Its subject is the founding of Glyndebourne, Britain's first and most-famous private opera house, and the vision of Captain John Christie, a bull-headed English eccentric who fell in love with Wagner and determined to improve the state of opera in England as a result. He also, at the age of 48, fell in love with Audrey Mildmay, the soprano of the title, and together they made their dream come to fruition in the rolling Sussex countryside.

It's taken almost three years since its premiere at Hampstead for this production to reach the West End and it has been reworked, strengthened and elegantly redesigned by Bob Crowley en route. Its main theme is about the power of the sublime, the centrality of art to life. "Art can't be the sideshow," Christie exclaims at one point.

It also, in post Brexit-voting Britain, has a sharp political point to make about the way that a quintessentially English institution owed its success to a mongrel combination of native doggedness and the artistic talent provided by a mixed bunch of German emigrés, fleeing Hitler.

But the kernel of the play, the thing that gives it its piercing melody, is the relationship between Christie and Mildmay, two people deeply in love. She gives up her career to become chatelaine of Glyndebourne; he builds her an opera house to sing in. Yet when she is dying – in scenes that run through the play's structure – he can't tell her outright that he loves her. Instead he offers her a cup of tea – "from Fortnum's" and recites the names of the operas they have produced, like a lullaby and a lament, comforting her with the thought of "the fun" they have had as she battles terrible pain.

It is an immensely moving portrayal of a love that does not speak its name, full of insight and empathy. Hare and the director Jeremy Herrin are lucky to have playing Christie and Audrey two actors who are supremely skilled at suggesting suppressed emotion. As Christie, Roger Allam (in a much better wig than before) is a superbly convincing mixture of patronising bluster and deep feeling. You utterly believe that this is a man whose humanity would express itself in reading verses from Spenser's Faerie Queene to soldiers trapped with him in the trenches of the First World War – and that he would write letters to Winston Churchill telling him how to run things in the Second.

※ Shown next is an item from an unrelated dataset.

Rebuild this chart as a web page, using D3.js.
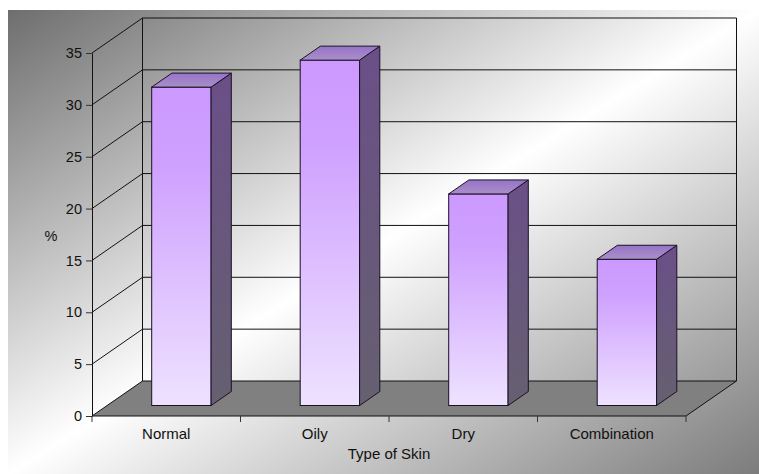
<!DOCTYPE html>
<html>
<head>
<meta charset="utf-8">
<script src="https://cdn.jsdelivr.net/npm/d3@7/dist/d3.min.js"></script>
<style>
  html, body { margin: 0; padding: 0; background: #fff; }
  svg { display: block; }
  text { font-family: "Liberation Sans", Arial, sans-serif; fill: #111; }
</style>
</head>
<body>
<svg id="chart" width="759" height="474"></svg>
<script>
// Skin type survey, share of respondents (%)
const categories = ["Normal", "Oily", "Dry", "Combination"];
const values = [30.7, 33.3, 20.4, 14.1];
const yTicks = [0, 5, 10, 15, 20, 25, 30, 35];
const yTitle = "%";
const xTitle = "Type of Skin";

const W = 759, H = 474;
const svg = d3.select("#chart");
const defs = svg.append("defs");

// Frame geometry: front plane of the floor and the oblique depth offset
const x0 = 92, x1 = 686, yBase = 416, plotH = 363;
const depthDX = 50.5, depthDY = -35;
const barFront = 0.3, barBack = 0.7;
const proj = (px, py, d) => [px + depthDX * d, py + depthDY * d];

const y = d3.scaleLinear().domain([0, 35]).range([yBase, yBase - plotH]);
const x = d3.scaleBand().domain(categories).range([x0, x1])
  .paddingInner(0.6).paddingOuter(0.3);

// Chart area background: diagonal gray-white-gray gradient
const bg = defs.append("linearGradient").attr("id", "bg")
  .attr("x1", 0).attr("y1", 0).attr("x2", 1).attr("y2", 1);
bg.append("stop").attr("offset", 0).attr("stop-color", "#6e6e6e");
bg.append("stop").attr("offset", 0.5).attr("stop-color", "#ffffff");
bg.append("stop").attr("offset", 1).attr("stop-color", "#7c7c7c");
svg.append("rect").attr("x", 8).attr("y", 10).attr("width", W - 8).attr("height", H - 10)
  .attr("fill", "url(#bg)");

// Bar face gradients
const gFront = defs.append("linearGradient").attr("id", "gFront")
  .attr("x1", 0).attr("y1", 0).attr("x2", 0).attr("y2", 1);
gFront.append("stop").attr("offset", 0).attr("stop-color", "#cc99ff");
gFront.append("stop").attr("offset", 0.25).attr("stop-color", "#cfa1ff");
gFront.append("stop").attr("offset", 1).attr("stop-color", "#eee2ff");
const gSide = defs.append("linearGradient").attr("id", "gSide")
  .attr("x1", 0).attr("y1", 0).attr("x2", 0).attr("y2", 1);
gSide.append("stop").attr("offset", 0).attr("stop-color", "#6a4f88");
gSide.append("stop").attr("offset", 1).attr("stop-color", "#666070");
const gTop = defs.append("linearGradient").attr("id", "gTop")
  .attr("x1", 0).attr("y1", 0).attr("x2", 0).attr("y2", 1);
gTop.append("stop").attr("offset", 0).attr("stop-color", "#9673c8");
gTop.append("stop").attr("offset", 1).attr("stop-color", "#a990c8");

const line = d3.line();

// Floor
svg.append("path")
  .attr("d", line([[x0, yBase], [x1, yBase], proj(x1, yBase, 1), proj(x0, yBase, 1)]) + "Z")
  .attr("fill", "#808080").attr("stroke", "#111").attr("stroke-width", 1);

// Gridlines on back wall and left side wall
const grid = svg.append("g").attr("stroke", "#111").attr("stroke-width", 1).attr("fill", "none");
yTicks.filter(t => t > 0).forEach(t => {
  grid.append("path").attr("d", line([proj(x0, y(t), 1), proj(x1, y(t), 1)]));
  grid.append("path").attr("d", line([[x0, y(t)], proj(x0, y(t), 1)]));
});
grid.append("path").attr("d", line([proj(x0, y(0), 1), proj(x0, y(35), 1)]));
grid.append("path").attr("d", line([proj(x1, y(0), 1), proj(x1, y(35), 1)]));

// Y axis on the front-left edge
const yAxis = svg.append("g").attr("transform", `translate(${x0},0)`)
  .call(d3.axisLeft(y).tickValues(yTicks).tickSize(6).tickSizeOuter(0).tickPadding(4));
yAxis.select(".domain").attr("stroke", "#111");
yAxis.selectAll(".tick line").attr("stroke", "#333");
yAxis.selectAll("text").attr("font-size", 14.5).attr("fill", "#111")
  .attr("font-family", "'Liberation Sans', Arial, sans-serif");

// X axis: tick marks at category boundaries, labels at band centres
const step = x.step();
const bounds = d3.range(categories.length + 1).map(i => x0 + i * step);
svg.append("g").selectAll("line").data(bounds).join("line")
  .attr("x1", d => d).attr("x2", d => d).attr("y1", yBase).attr("y2", yBase + 6)
  .attr("stroke", "#333");
const xAxis = svg.append("g").attr("transform", `translate(${proj(0, 0, 0)[0]},${yBase})`)
  .call(d3.axisBottom(x).tickSize(0).tickPadding(12));
xAxis.select(".domain").remove();
xAxis.selectAll("text").attr("font-size", 15).attr("fill", "#111")
  .attr("font-family", "'Liberation Sans', Arial, sans-serif");
xAxis.selectAll(".tick").attr("transform", d => `translate(${x(d) + x.bandwidth() / 2},0)`);

// Bars as oblique prisms
const bars = svg.append("g").selectAll("g").data(categories.map((c, i) => ({ c, v: values[i] })))
  .join("g");
bars.each(function(d) {
  const g = d3.select(this);
  const L = x(d.c), R = x(d.c) + x.bandwidth(), T = y(d.v), B = yBase;
  const fTL = proj(L, T, barFront), fBR = proj(R, B, barFront);
  g.append("rect")
    .attr("x", fTL[0]).attr("y", fTL[1])
    .attr("width", fBR[0] - fTL[0]).attr("height", fBR[1] - fTL[1])
    .attr("fill", "url(#gFront)").attr("stroke", "#1a1025").attr("stroke-width", 1);
  g.append("path")
    .attr("d", line([proj(R, T, barFront), proj(R, T, barBack), proj(R, B, barBack), proj(R, B, barFront)]) + "Z")
    .attr("fill", "url(#gSide)").attr("stroke", "#1a1025").attr("stroke-width", 1);
  g.append("path")
    .attr("d", line([proj(L, T, barFront), proj(L, T, barBack), proj(R, T, barBack), proj(R, T, barFront)]) + "Z")
    .attr("fill", "url(#gTop)").attr("stroke", "#1a1025").attr("stroke-width", 1);
});

// Axis titles
svg.append("text").attr("x", 51).attr("y", 236).attr("text-anchor", "middle")
  .attr("dominant-baseline", "central").attr("font-size", 14.5).text(yTitle);
svg.append("text").attr("x", (x0 + x1) / 2).attr("y", 459).attr("text-anchor", "middle")
  .attr("font-size", 15).text(xTitle);
</script>
</body>
</html>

There's a wonderful scene when he realises that he is going to have to cede the artistic running of his opera house to the professionals – Paul Jesson's brusque Fritz Busch, the imperious Carl Ebert (Anthony Calf) and the charming Rudolf Bing (Jacob Fortune-Lloyd) who would go on to run the Edinburgh Festival and the New York Met. He sits in his chair, squirming impatiently, and then strikes the arms with the petulant temper of a child when he realises he is beaten. But he gives up with grace; his passion for opera is greater than his concern with status.

As Mildmay, Nancy Carroll suggests with a look in her eye, a catch in her voice, or an inflection of her head a world of concealed longing and thought. She catches Mildmay's fiery spirit – "Snobs on the lawn," she spits, reading a Daily Mail headline that particularly enrages her – and her buried disappointment that her talent will never quite be judged for what it was. "I've been given a life but another's been taken away," she confides sadly to Bing. The scene where she confronts the three men who doubt her is quietly empowering. Her illness and death deeply moving.

That rather sums up the effect of the play. It is hardly radical, but in its own under-stated way, it satisfies. Like a love letter to a certain type of Englishness that Hare understands surprisingly well.